O jornalismo anda muito mal tratado, desprestigiado, mesmo desvirtuado, em larga parte dos media. Nas várias plataformas, incluindo a imprensa escrita. Mas na internet bastante pior, mormente pela admissão, às vezes até valorização, de coisas como os likes e de pornográficas caixas de comentários, amiúde verdadeiras cloacas onde se despeja ignorância, mentira e ódio, de par com propaganda do pior da política. Entre as fortes razões para tal situação dos media, além de um lastimável “andar atrás” de redes sociais e suas agendas avulta a menorização ou mesmo desvalorização do que no jornalismo é essencial: as notícias. Em particular, claro, as que são “cachas” resultantes de investigação própria.

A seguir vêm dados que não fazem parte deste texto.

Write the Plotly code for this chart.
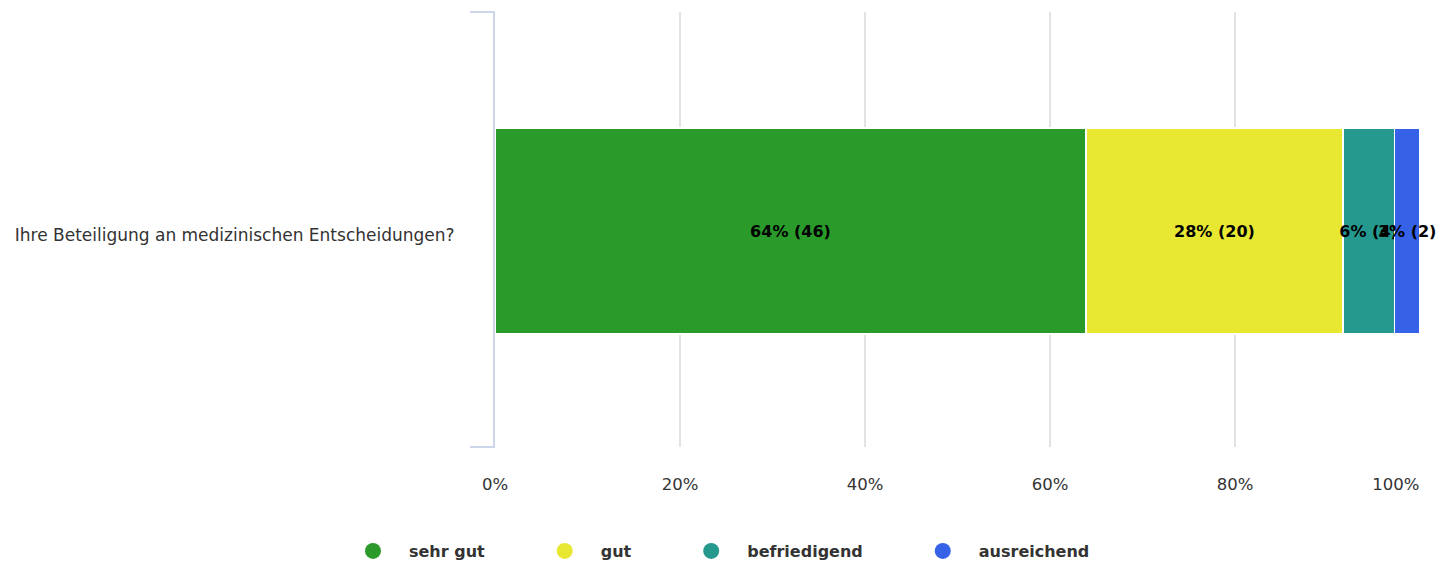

Ora, o que Consórcio Internacional de Jornalismo de Investigação (ICIJ) agora revelou sobre Isabel dos Santos, sem entrar numa dúvida que a seu propósito se pode levantar, é um exemplo do que deve ser feito – à escala e na medida das possibilidades de cada um. Exemplo vindo de uma muito meritória organização, fundada em 1997 nos EUA e hoje constituída por 249 jornalistas de mais de 90 países, que entre si colaboram para realizar um trabalho que considero de interesse público global.* Lembrando o título do famoso livro de Heinrich Böll, A honra perdida de Katharina Blum, vítima de uma comunicação social ordinária e sem escrúpulos, são matérias assim que salvam a honra do jornalismo.
Quanto ao caso em si, na mesma perspetiva, tem de se sublinhar toda a corajosa investigação de Rafael Marques, em ou a partir de Angola. E, num campo diferente, toda a ação de Ana Gomes. Por mais que às vezes pareça excessiva, o que fez como embaixadora de Portugal na Indonésia e como eurodeputada, o que diz e continua a dizer nas suas intervenções públicas, frontais, desassombradas, mesmo ousadas, mas bem fundamentadas – o que exige muita canseira e capacidade -, fazem dela uma figura impar. Por isso aqui lamentei não ter sido candidata a deputada em Portugal. Como lamento não seja dada a devida atenção pelas “autoridades” ao que muitas vezes revela e denuncia.
Obviamente, neste caso Isabel dos Santos tudo tem que ser investigado e esclarecido. Tarefa quase ciclópica, dado o imenso material reunido e divulgado pelo ICIJ. As análises e os comentários a esse respeito que ajudem a conhecer e compreender a realidade em toda a sua amplitude, em particular o seus desenvolvimentos ou reflexos em Portugal, são fundamentais. Creio, porém, ser também necessário não começar a espingardear para todo o lado, em particular para obter dividendos políticos, como já começam a fazer alguns do costume. Não há nada melhor para os grandes responsáveis pelos eventuais crimes, “roubos”, desvios, abusos, do que multiplicar sem sólido fundamento os alvos e desfocar deles as atenções. Sem esquecer que neste caso os esquemas serão os de sempre, das empresas fantasmas aos off-shores, que os “senhores do mundo” continuam, pelo menos, a tolerar…
*Em Portugal pertence ao ICIJ o jornalista Micael Pereira, do Expresso, cujo trabalho realço. Desde 2106 há também o Investigate Europe, só com 11 jornalistas de 11 países, um deles Paulo Pena.